◆ Exercise brief
Reproduce every line of the listing as written, apart from the pictures.

### Source excerpt ###

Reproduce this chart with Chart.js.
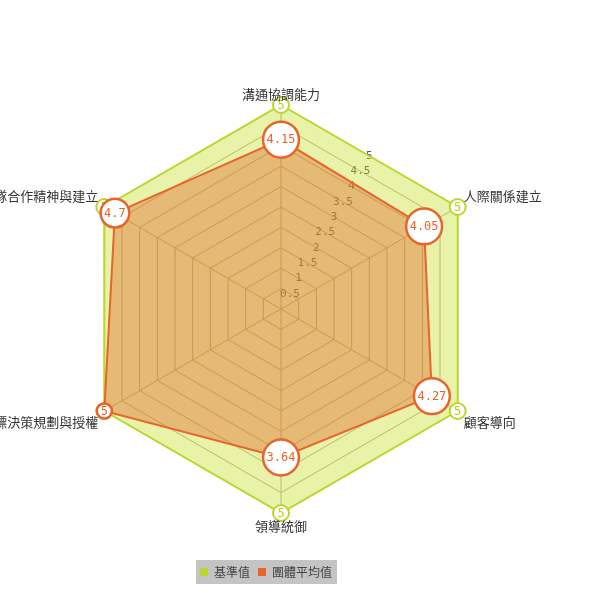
<!DOCTYPE html>
<html>
<head>
<meta charset="utf-8">
<script src="https://cdn.jsdelivr.net/npm/chart.js@4.4.1/dist/chart.umd.min.js"></script>
<style>
html,body{margin:0;padding:0;background:#ffffff;}
#wrap{width:600px;height:600px;}
</style>
</head>
<body>
<div id="wrap"><canvas id="c" width="600" height="600"></canvas></div>
<script>
// ---- data ----
const categories = ['溝通協調能力', '人際關係建立', '顧客導向', '領導統御', '目標決策規劃與授權', '團隊合作精神與建立'];
const baseLabel = '基準值';
const baseValues = [5, 5, 5, 5, 5, 5];
const avgLabel = '團體平均值';
const avgValues = [4.15, 4.05, 4.27, 3.64, 5, 4.7];
const tickMin = 0;
const tickMax = 5;
const tickStep = 0.5;

// ---- styles ----
const GREEN = '#bad72a';
const GREEN_FILL = 'rgba(195,224,28,0.38)';
const ORANGE = '#e8642c';
const ORANGE_FILL = 'rgba(226,100,44,0.40)';
const GRID = '#b0a890';
const VALUE_FONT = '12px "DejaVu Sans Mono", monospace';
const TICK_FONT = '11px "DejaVu Sans Mono", monospace';
const CAT_FONT = '13px "Noto Sans CJK TC", sans-serif';

function fmt(v) { return String(v); }

function valueRadius(ctx) {
  if (ctx.type !== 'data') return 8;
  const c = ctx.chart.ctx;
  c.save();
  c.font = VALUE_FONT;
  const w = c.measureText(fmt(ctx.raw)).width;
  c.restore();
  return Math.max(7.5, w / 2 + 3.5);
}

// tick labels along the bisector of first two spokes, drawn under the fills
const tickLabelPlugin = {
  id: 'tickLabels',
  beforeDatasetsDraw(chart) {
    const s = chart.scales.r;
    const c = chart.ctx;
    c.save();
    c.font = TICK_FONT;
    c.fillStyle = '#555555';
    c.textAlign = 'center';
    c.textBaseline = 'middle';
    s.ticks.forEach(t => {
      if (t.value <= tickMin) return;
      const d = s.getDistanceFromCenterForValue(t.value);
      const p0 = s.getPointPosition(0, d);
      const p1 = s.getPointPosition(1, d);
      c.fillText(fmt(t.value), (p0.x + p1.x) / 2, (p0.y + p1.y) / 2);
    });
    c.restore();
  }
};

// value labels inside the point circles, drawn right after each dataset
const valueLabelPlugin = {
  id: 'valueLabels',
  afterDatasetDraw(chart, args) {
    const ds = chart.data.datasets[args.index];
    const c = chart.ctx;
    c.save();
    c.font = VALUE_FONT;
    c.fillStyle = ds.labelColor;
    c.textAlign = 'center';
    c.textBaseline = 'middle';
    args.meta.data.forEach((el, i) => {
      c.fillText(fmt(ds.data[i]), el.x, el.y + 0.5);
    });
    c.restore();
  }
};

// category labels around the polygon
const categoryLabelPlugin = {
  id: 'categoryLabels',
  afterDatasetsDraw(chart) {
    const s = chart.scales.r;
    const c = chart.ctx;
    c.save();
    c.font = CAT_FONT;
    c.fillStyle = '#333333';
    c.textBaseline = 'middle';
    categories.forEach((lab, i) => {
      const p = s.getPointPosition(i, s.drawingArea);
      const dx = p.x - s.xCenter;
      const dy = p.y - s.yCenter;
      let x = p.x, y = p.y;
      if (Math.abs(dx) < 1) {
        c.textAlign = 'center';
        y += dy < 0 ? -11 : 13.5;
      } else {
        c.textAlign = dx > 0 ? 'left' : 'right';
        x += dx > 0 ? 6 : -6;
        y += dy < 0 ? -10.5 : 11;
      }
      c.fillText(lab, x, y);
    });
    c.restore();
  }
};

// legend: gray backdrop and position tweak
const legendBoxPlugin = {
  id: 'legendBox',
  afterLayout(chart) {
    const lg = chart.legend;
    if (lg) { lg.left -= 15; lg.right -= 15; }
  },
  beforeDraw(chart) {
    const lg = chart.legend;
    if (!lg || !lg.lineWidths) return;
    const pad = lg.options.labels.padding;
    const total = lg.lineWidths[0] - pad;
    const cx = (lg.left + lg.right) / 2;
    const c = chart.ctx;
    c.save();
    c.fillStyle = '#c4c4c4';
    c.fillRect(Math.round(cx - total / 2 - 4), lg.top + pad - 6, Math.round(total + 9), 24);
    c.restore();
  }
};

new Chart(document.getElementById('c'), {
  type: 'radar',
  data: {
    labels: categories,
    datasets: [
      {
        label: baseLabel,
        data: baseValues,
        order: 2,
        fill: true,
        backgroundColor: GREEN_FILL,
        borderColor: GREEN,
        borderWidth: 2,
        pointBackgroundColor: '#ffffff',
        pointBorderColor: GREEN,
        pointBorderWidth: 2,
        pointRadius: 8,
        labelColor: '#b5d020'
      },
      {
        label: avgLabel,
        data: avgValues,
        order: 1,
        fill: true,
        backgroundColor: ORANGE_FILL,
        borderColor: ORANGE,
        borderWidth: 2,
        pointBackgroundColor: '#ffffff',
        pointBorderColor: ORANGE,
        pointBorderWidth: 2.5,
        pointRadius: valueRadius,
        labelColor: ORANGE
      }
    ]
  },
  options: {
    responsive: false,
    animation: false,
    devicePixelRatio: 1,
    layout: { padding: { left: 77, right: 115, top: 60, bottom: 12 } },
    elements: { line: { tension: 0 } },
    plugins: {
      tooltip: { enabled: false },
      legend: {
        position: 'bottom',
        labels: {
          font: { size: 12, family: '"Noto Sans CJK TC", sans-serif' },
          color: '#444444',
          boxWidth: 8,
          boxHeight: 8,
          padding: 8,
          sort: (a, b) => a.datasetIndex - b.datasetIndex,
          generateLabels(chart) {
            const items = Chart.defaults.plugins.legend.labels.generateLabels(chart);
            return items.map(it => {
              const ds = chart.data.datasets[it.datasetIndex];
              it.fillStyle = ds.borderColor;
              it.strokeStyle = ds.borderColor;
              it.lineWidth = 0;
              return it;
            });
          }
        }
      }
    },
    scales: {
      r: {
        min: tickMin,
        max: tickMax,
        ticks: { display: false, stepSize: tickStep },
        grid: { color: GRID, lineWidth: 1 },
        angleLines: { color: GRID, lineWidth: 1 },
        pointLabels: { display: false }
      }
    }
  },
  plugins: [tickLabelPlugin, valueLabelPlugin, categoryLabelPlugin, legendBoxPlugin]
});
</script>
</body>
</html>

###

◆ Expected answer
Reproduce this chart with Chart.js.
<!DOCTYPE html>
<html>
<head>
<meta charset="utf-8">
<script src="https://cdn.jsdelivr.net/npm/chart.js@4.4.1/dist/chart.umd.min.js"></script>
<style>
html,body{margin:0;padding:0;background:#ffffff;}
#wrap{width:600px;height:600px;}
</style>
</head>
<body>
<div id="wrap"><canvas id="c" width="600" height="600"></canvas></div>
<script>
// ---- data ----
const categories = ['溝通協調能力', '人際關係建立', '顧客導向', '領導統御', '目標決策規劃與授權', '團隊合作精神與建立'];
const baseLabel = '基準值';
const baseValues = [5, 5, 5, 5, 5, 5];
const avgLabel = '團體平均值';
const avgValues = [4.15, 4.05, 4.27, 3.64, 5, 4.7];
const tickMin = 0;
const tickMax = 5;
const tickStep = 0.5;

// ---- styles ----
const GREEN = '#bad72a';
const GREEN_FILL = 'rgba(195,224,28,0.38)';
const ORANGE = '#e8642c';
const ORANGE_FILL = 'rgba(226,100,44,0.40)';
const GRID = '#b0a890';
const VALUE_FONT = '12px "DejaVu Sans Mono", monospace';
const TICK_FONT = '11px "DejaVu Sans Mono", monospace';
const CAT_FONT = '13px "Noto Sans CJK TC", sans-serif';

function fmt(v) { return String(v); }

function valueRadius(ctx) {
  if (ctx.type !== 'data') return 8;
  const c = ctx.chart.ctx;
  c.save();
  c.font = VALUE_FONT;
  const w = c.measureText(fmt(ctx.raw)).width;
  c.restore();
  return Math.max(7.5, w / 2 + 3.5);
}

// tick labels along the bisector of first two spokes, drawn under the fills
const tickLabelPlugin = {
  id: 'tickLabels',
  beforeDatasetsDraw(chart) {
    const s = chart.scales.r;
    const c = chart.ctx;
    c.save();
    c.font = TICK_FONT;
    c.fillStyle = '#555555';
    c.textAlign = 'center';
    c.textBaseline = 'middle';
    s.ticks.forEach(t => {
      if (t.value <= tickMin) return;
      const d = s.getDistanceFromCenterForValue(t.value);
      const p0 = s.getPointPosition(0, d);
      const p1 = s.getPointPosition(1, d);
      c.fillText(fmt(t.value), (p0.x + p1.x) / 2, (p0.y + p1.y) / 2);
    });
    c.restore();
  }
};

// value labels inside the point circles, drawn right after each dataset
const valueLabelPlugin = {
  id: 'valueLabels',
  afterDatasetDraw(chart, args) {
    const ds = chart.data.datasets[args.index];
    const c = chart.ctx;
    c.save();
    c.font = VALUE_FONT;
    c.fillStyle = ds.labelColor;
    c.textAlign = 'center';
    c.textBaseline = 'middle';
    args.meta.data.forEach((el, i) => {
      c.fillText(fmt(ds.data[i]), el.x, el.y + 0.5);
    });
    c.restore();
  }
};

// category labels around the polygon
const categoryLabelPlugin = {
  id: 'categoryLabels',
  afterDatasetsDraw(chart) {
    const s = chart.scales.r;
    const c = chart.ctx;
    c.save();
    c.font = CAT_FONT;
    c.fillStyle = '#333333';
    c.textBaseline = 'middle';
    categories.forEach((lab, i) => {
      const p = s.getPointPosition(i, s.drawingArea);
      const dx = p.x - s.xCenter;
      const dy = p.y - s.yCenter;
      let x = p.x, y = p.y;
      if (Math.abs(dx) < 1) {
        c.textAlign = 'center';
        y += dy < 0 ? -11 : 13.5;
      } else {
        c.textAlign = dx > 0 ? 'left' : 'right';
        x += dx > 0 ? 6 : -6;
        y += dy < 0 ? -10.5 : 11;
      }
      c.fillText(lab, x, y);
    });
    c.restore();
  }
};

// legend: gray backdrop and position tweak
const legendBoxPlugin = {
  id: 'legendBox',
  afterLayout(chart) {
    const lg = chart.legend;
    if (lg) { lg.left -= 15; lg.right -= 15; }
  },
  beforeDraw(chart) {
    const lg = chart.legend;
    if (!lg || !lg.lineWidths) return;
    const pad = lg.options.labels.padding;
    const total = lg.lineWidths[0] - pad;
    const cx = (lg.left + lg.right) / 2;
    const c = chart.ctx;
    c.save();
    c.fillStyle = '#c4c4c4';
    c.fillRect(Math.round(cx - total / 2 - 4), lg.top + pad - 6, Math.round(total + 9), 24);
    c.restore();
  }
};

new Chart(document.getElementById('c'), {
  type: 'radar',
  data: {
    labels: categories,
    datasets: [
      {
        label: baseLabel,
        data: baseValues,
        order: 2,
        fill: true,
        backgroundColor: GREEN_FILL,
        borderColor: GREEN,
        borderWidth: 2,
        pointBackgroundColor: '#ffffff',
        pointBorderColor: GREEN,
        pointBorderWidth: 2,
        pointRadius: 8,
        labelColor: '#b5d020'
      },
      {
        label: avgLabel,
        data: avgValues,
        order: 1,
        fill: true,
        backgroundColor: ORANGE_FILL,
        borderColor: ORANGE,
        borderWidth: 2,
        pointBackgroundColor: '#ffffff',
        pointBorderColor: ORANGE,
        pointBorderWidth: 2.5,
        pointRadius: valueRadius,
        labelColor: ORANGE
      }
    ]
  },
  options: {
    responsive: false,
    animation: false,
    devicePixelRatio: 1,
    layout: { padding: { left: 77, right: 115, top: 60, bottom: 12 } },
    elements: { line: { tension: 0 } },
    plugins: {
      tooltip: { enabled: false },
      legend: {
        position: 'bottom',
        labels: {
          font: { size: 12, family: '"Noto Sans CJK TC", sans-serif' },
          color: '#444444',
          boxWidth: 8,
          boxHeight: 8,
          padding: 8,
          sort: (a, b) => a.datasetIndex - b.datasetIndex,
          generateLabels(chart) {
            const items = Chart.defaults.plugins.legend.labels.generateLabels(chart);
            return items.map(it => {
              const ds = chart.data.datasets[it.datasetIndex];
              it.fillStyle = ds.borderColor;
              it.strokeStyle = ds.borderColor;
              it.lineWidth = 0;
              return it;
            });
          }
        }
      }
    },
    scales: {
      r: {
        min: tickMin,
        max: tickMax,
        ticks: { display: false, stepSize: tickStep },
        grid: { color: GRID, lineWidth: 1 },
        angleLines: { color: GRID, lineWidth: 1 },
        pointLabels: { display: false }
      }
    }
  },
  plugins: [tickLabelPlugin, valueLabelPlugin, categoryLabelPlugin, legendBoxPlugin]
});
</script>
</body>
</html>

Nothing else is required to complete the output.